At last peace in Israel and peace in the whole world because the Prince of Peace has come, King of kings, Lord of lords, God of all gods. And finally all of this is going to be settled and taken care of. (applause)

When people ask you, “Who does Jerusalem belong to?” you can say, “Well, it belongs to this group or that group,” but why don’t you just answer this. Smile and say, “Jerusalem belongs to God.” He chose it. It is His and it’ll be His forever because that Jerusalem eventually morphs into the New Jerusalem, and Jerusalem goes on forever. And so do you, and so do I. (applause)

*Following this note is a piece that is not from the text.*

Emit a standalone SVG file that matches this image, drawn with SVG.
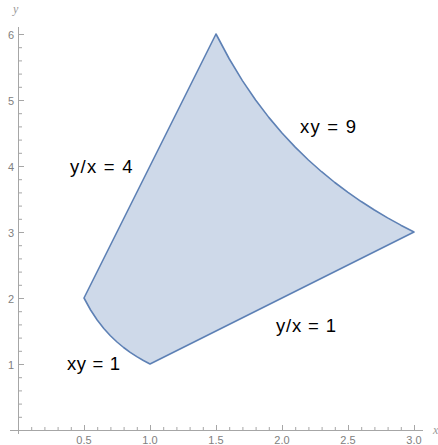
<svg xmlns="http://www.w3.org/2000/svg" width="438" height="445" viewBox="0 0 438 445">
<style>
.ax{stroke:#a6a6a6;stroke-width:1;fill:none}
.tk{stroke:#a6a6a6;stroke-width:1}
.tl{font-family:"Liberation Sans",Arial,sans-serif;font-size:11px;fill:#808080}
.al{font-family:"Liberation Serif","Times New Roman",serif;font-style:italic;font-size:12px;fill:#9a9a9a}
.lb{font-family:"Liberation Sans",Arial,sans-serif;font-size:18.5px;fill:#000}
</style>
<rect width="438" height="445" fill="#fff"/>
<g id="region">
<path d="M150,364 L414,232 L400.8,225.17 L387.6,217.86 L374.4,210 L361.2,201.54 L348,192.4 L334.8,182.5 L321.6,171.74 L308.4,160 L295.2,147.14 L282,133 L268.8,117.37 L255.6,100 L242.4,80.59 L229.2,58.75 L216,34 L84,298 L90.6,310 L97.2,320 L103.8,328.46 L110.4,335.71 L117,342 L123.6,347.5 L130.2,352.35 L136.8,356.67 L143.4,360.53 Z" fill="#5e81b5" fill-opacity="0.3" stroke="#5e81b5" stroke-width="1.6" stroke-linejoin="round"/>
</g>
<g id="axes">
<line class="ax" x1="10" y1="430.5" x2="423" y2="430.5"/>
<line class="ax" x1="18.5" y1="27" x2="18.5" y2="434"/>
<g class="tk">
<line x1="31.7" y1="430" x2="31.7" y2="427"/><line x1="44.9" y1="430" x2="44.9" y2="427"/><line x1="58.1" y1="430" x2="58.1" y2="427"/><line x1="71.3" y1="430" x2="71.3" y2="427"/><line x1="84.5" y1="430" x2="84.5" y2="425"/>
<line x1="97.7" y1="430" x2="97.7" y2="427"/><line x1="110.9" y1="430" x2="110.9" y2="427"/><line x1="124.1" y1="430" x2="124.1" y2="427"/><line x1="137.3" y1="430" x2="137.3" y2="427"/><line x1="150.5" y1="430" x2="150.5" y2="425"/>
<line x1="163.7" y1="430" x2="163.7" y2="427"/><line x1="176.9" y1="430" x2="176.9" y2="427"/><line x1="190.1" y1="430" x2="190.1" y2="427"/><line x1="203.3" y1="430" x2="203.3" y2="427"/><line x1="216.5" y1="430" x2="216.5" y2="425"/>
<line x1="229.7" y1="430" x2="229.7" y2="427"/><line x1="242.9" y1="430" x2="242.9" y2="427"/><line x1="256.1" y1="430" x2="256.1" y2="427"/><line x1="269.3" y1="430" x2="269.3" y2="427"/><line x1="282.5" y1="430" x2="282.5" y2="425"/>
<line x1="295.7" y1="430" x2="295.7" y2="427"/><line x1="308.9" y1="430" x2="308.9" y2="427"/><line x1="322.1" y1="430" x2="322.1" y2="427"/><line x1="335.3" y1="430" x2="335.3" y2="427"/><line x1="348.5" y1="430" x2="348.5" y2="425"/>
<line x1="361.7" y1="430" x2="361.7" y2="427"/><line x1="374.9" y1="430" x2="374.9" y2="427"/><line x1="388.1" y1="430" x2="388.1" y2="427"/><line x1="401.3" y1="430" x2="401.3" y2="427"/><line x1="414.5" y1="430" x2="414.5" y2="425"/>
</g>
<g class="tk">
<line x1="19" y1="417.3" x2="22" y2="417.3"/><line x1="19" y1="404.1" x2="22" y2="404.1"/><line x1="19" y1="390.9" x2="22" y2="390.9"/><line x1="19" y1="377.7" x2="22" y2="377.7"/><line x1="19" y1="364.5" x2="24" y2="364.5"/>
<line x1="19" y1="351.3" x2="22" y2="351.3"/><line x1="19" y1="338.1" x2="22" y2="338.1"/><line x1="19" y1="324.9" x2="22" y2="324.9"/><line x1="19" y1="311.7" x2="22" y2="311.7"/><line x1="19" y1="298.5" x2="24" y2="298.5"/>
<line x1="19" y1="285.3" x2="22" y2="285.3"/><line x1="19" y1="272.1" x2="22" y2="272.1"/><line x1="19" y1="258.9" x2="22" y2="258.9"/><line x1="19" y1="245.7" x2="22" y2="245.7"/><line x1="19" y1="232.5" x2="24" y2="232.5"/>
<line x1="19" y1="219.3" x2="22" y2="219.3"/><line x1="19" y1="206.1" x2="22" y2="206.1"/><line x1="19" y1="192.9" x2="22" y2="192.9"/><line x1="19" y1="179.7" x2="22" y2="179.7"/><line x1="19" y1="166.5" x2="24" y2="166.5"/>
<line x1="19" y1="153.3" x2="22" y2="153.3"/><line x1="19" y1="140.1" x2="22" y2="140.1"/><line x1="19" y1="126.9" x2="22" y2="126.9"/><line x1="19" y1="113.7" x2="22" y2="113.7"/><line x1="19" y1="100.5" x2="24" y2="100.5"/>
<line x1="19" y1="87.3" x2="22" y2="87.3"/><line x1="19" y1="74.1" x2="22" y2="74.1"/><line x1="19" y1="60.9" x2="22" y2="60.9"/><line x1="19" y1="47.7" x2="22" y2="47.7"/><line x1="19" y1="34.5" x2="24" y2="34.5"/>
</g>
<g class="tl" text-anchor="middle">
<text x="84" y="444">0.5</text><text x="150" y="444">1.0</text><text x="216" y="444">1.5</text><text x="282" y="444">2.0</text><text x="348" y="444">2.5</text><text x="414" y="444">3.0</text>
</g>
<g class="tl" text-anchor="end">
<text x="14" y="368.5">1</text><text x="14" y="302.5">2</text><text x="14" y="236.5">3</text><text x="14" y="170.5">4</text><text x="14" y="104.5">5</text><text x="14" y="38.5">6</text>
</g>
<text class="al" x="433" y="434">x</text>
<text class="al" x="13" y="13">y</text>
</g>
<g id="labels">
<text class="lb" x="70" y="173" textLength="62.5" lengthAdjust="spacing">y/x = 4</text>
<text class="lb" x="300" y="133" textLength="56" lengthAdjust="spacing">xy = 9</text>
<text class="lb" x="276" y="332" textLength="60" lengthAdjust="spacing">y/x = 1</text>
<text class="lb" x="67" y="370" textLength="53" lengthAdjust="spacing">xy = 1</text>
</g>
</svg>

Father, we want to thank You today that even though we do not fully understand Your Word, You have given us insights whereby we can understand it and we can see that the future is Yours. It’s not in the hands of Israel or Hamas. It’s not in the hands of the negotiators, however important their work may be in a temporary way. We thank You today that Jerusalem is Your city, and we thank You that that is where we are destined to be. In Jesus’ name we pray, Amen.